The 30 MLB teams drew nearly 64.6 million fans for the regular season that ended Wednesday, which is up from the 45.3 million who attended games in 2021, according to baseball-reference.com. This year’s numbers are still down from the 68.5 million who attended games in 2019, which was the last season that wasn’t affected by the pandemic.

The 111-win Los Angeles Dodgers led baseball with 3.86 million fans flocking to Dodger Stadium for an average of 47,672 per contest. The Oakland Athletics – who lost 102 games, play in an aging stadium and are the constant subject of relocation rumors – finished last, drawing just 787,902 fans for an average of less than 10,000 per game.

The St. Louis Cardinals finished second, drawing 3.32 million fans. They were followed by the Yankees (3.14 million), defending World Series champion Braves (3.13 million) and Padres (2.99 million).

The Toronto Blue Jays saw the biggest jump in attendance, rising from 805,901 fans to about 2.65 million. They were followed by the Cardinals, Yankees, Mariners, Dodgers, and Mets, which all drew more than a million fans more than in 2021.

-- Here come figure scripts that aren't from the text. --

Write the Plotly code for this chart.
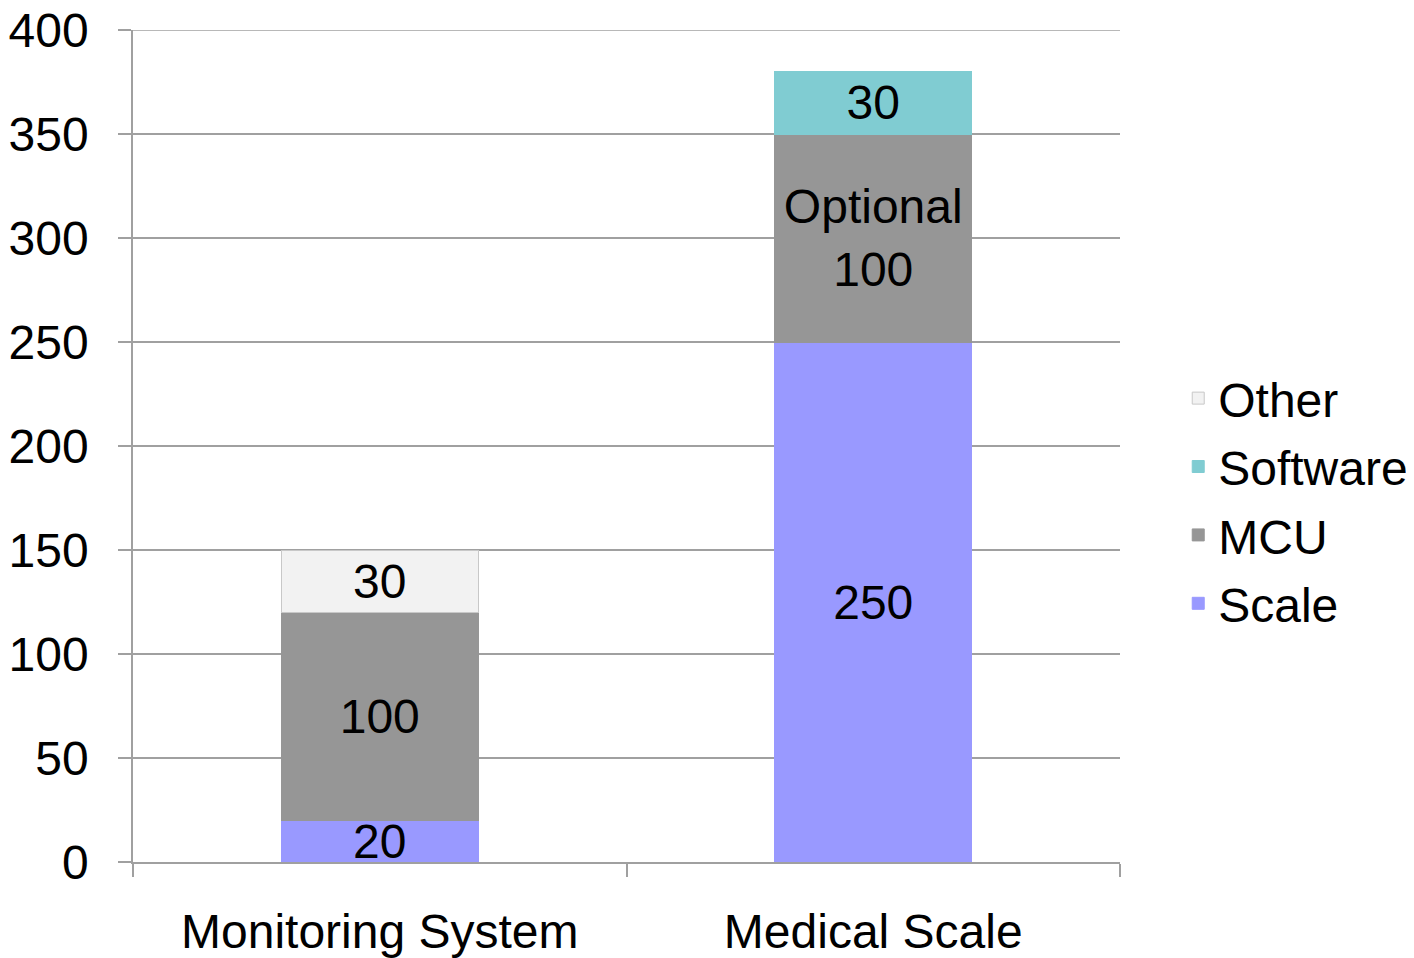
import plotly.graph_objects as go

categories = ["Monitoring System", "Medical Scale"]
scale_vals = [20, 250]
mcu_vals = [100, 100]
software_vals = [None, 30]
other_vals = [30, None]

scale_text = ["20", "250"]
mcu_text = ["100", "Optional<br>100"]
software_text = ["", "30"]
other_text = ["30", ""]

y_ticks = [0, 50, 100, 150, 200, 250, 300, 350, 400]
y_max = 400

FONT = "Liberation Sans, Arial, sans-serif"
FS = 48
GRID = "#A0A0A0"

# name, values, labels, fill, outline, legend rank
series = [
    ("Scale", scale_vals, scale_text, "#9999FF", "#9999FF", 4),
    ("MCU", mcu_vals, mcu_text, "#969696", "#969696", 3),
    ("Software", software_vals, software_text, "#80CCD2", "#80CCD2", 2),
    ("Other", other_vals, other_text, "#F2F2F2", "#C8C8C8", 1),
]

fig = go.Figure()
for name, vals, txt, col, lcol, rank in series:
    fig.add_trace(go.Bar(
        name=name, x=categories, y=vals, text=txt,
        texttemplate="%{text}",
        textposition="inside", insidetextanchor="middle",
        constraintext="none", textangle=0,
        textfont=dict(family=FONT, size=FS, color="black"),
        marker=dict(color=col, line=dict(color=lcol, width=1)),
        legendgroup=name, legendrank=rank,
    ))

# top gridline (plotly drops the grid line on the range edge)
fig.add_shape(type="line", xref="paper", yref="y", x0=0, x1=1, y0=y_max, y1=y_max,
              line=dict(color=GRID, width=1.5), layer="below")

fig.update_layout(
    width=1406, height=950,
    barmode="stack", bargap=0.6,
    paper_bgcolor="white", plot_bgcolor="white",
    margin=dict(l=125, r=294, t=22, b=96, autoexpand=False),
    font=dict(family=FONT, size=FS, color="black"),
    legend=dict(
        traceorder="grouped", x=1.059, xanchor="left",
        y=0.434, yanchor="middle",
        font=dict(family=FONT, size=FS, color="black"),
        tracegroupgap=3,
    ),
    showlegend=True,
)
fig.update_yaxes(
    range=[0, y_max], tickvals=y_ticks, automargin=False,
    ticklabeloverflow="allow",
    showgrid=True, gridcolor=GRID, gridwidth=1.5,
    showline=True, linecolor=GRID, linewidth=1.5,
    ticks="outside", ticklen=13, tickcolor=GRID, tickwidth=1.5,
    ticklabelstandoff=20, zeroline=False,
    tickfont=dict(family=FONT, size=FS, color="black"),
)
fig.update_xaxes(
    automargin=False, ticklabeloverflow="allow",
    showline=True, linecolor=GRID, linewidth=1.5,
    ticks="outside", ticklen=13, tickcolor=GRID, tickwidth=1.5,
    tickson="boundaries", ticklabelstandoff=27,
    tickfont=dict(family=FONT, size=FS, color="black"),
)

fig.write_html("out.html")
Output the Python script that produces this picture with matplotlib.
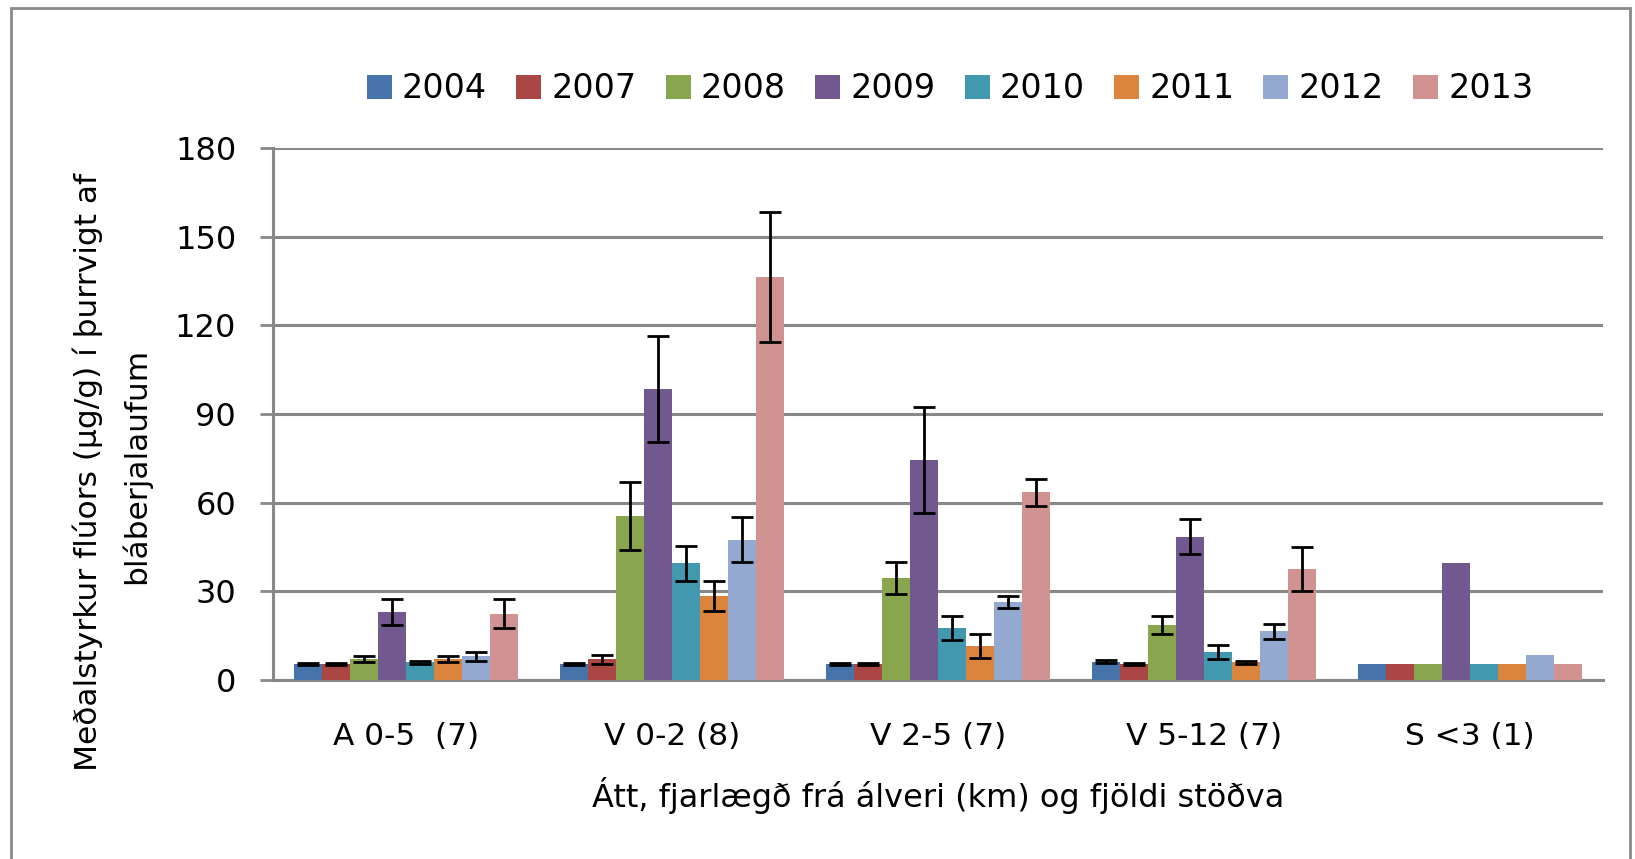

The Rangers and Reds were the only teams to draw fewer fans than in 2021.

Only the Rangers started the 2021 season at full capacity and all 30 teams weren’t at 100% until July. No fans were allowed to attend regular season games in 2020.

MLB attendance had been declining slowly for years – even before the pandemic – after hitting its high mark of 79.4 million in 2007. This year’s 64.6 million fans is the fewest in a non-COVID-19 season since the sport expanded to 30 teams in 1998.

The lost attendance has been balanced in some ways by higher viewership on the sport’s MLB.TV streaming service. Viewers watched 11.5 billion minutes of content in 2022, which was a record high and up nearly 10% from 2021.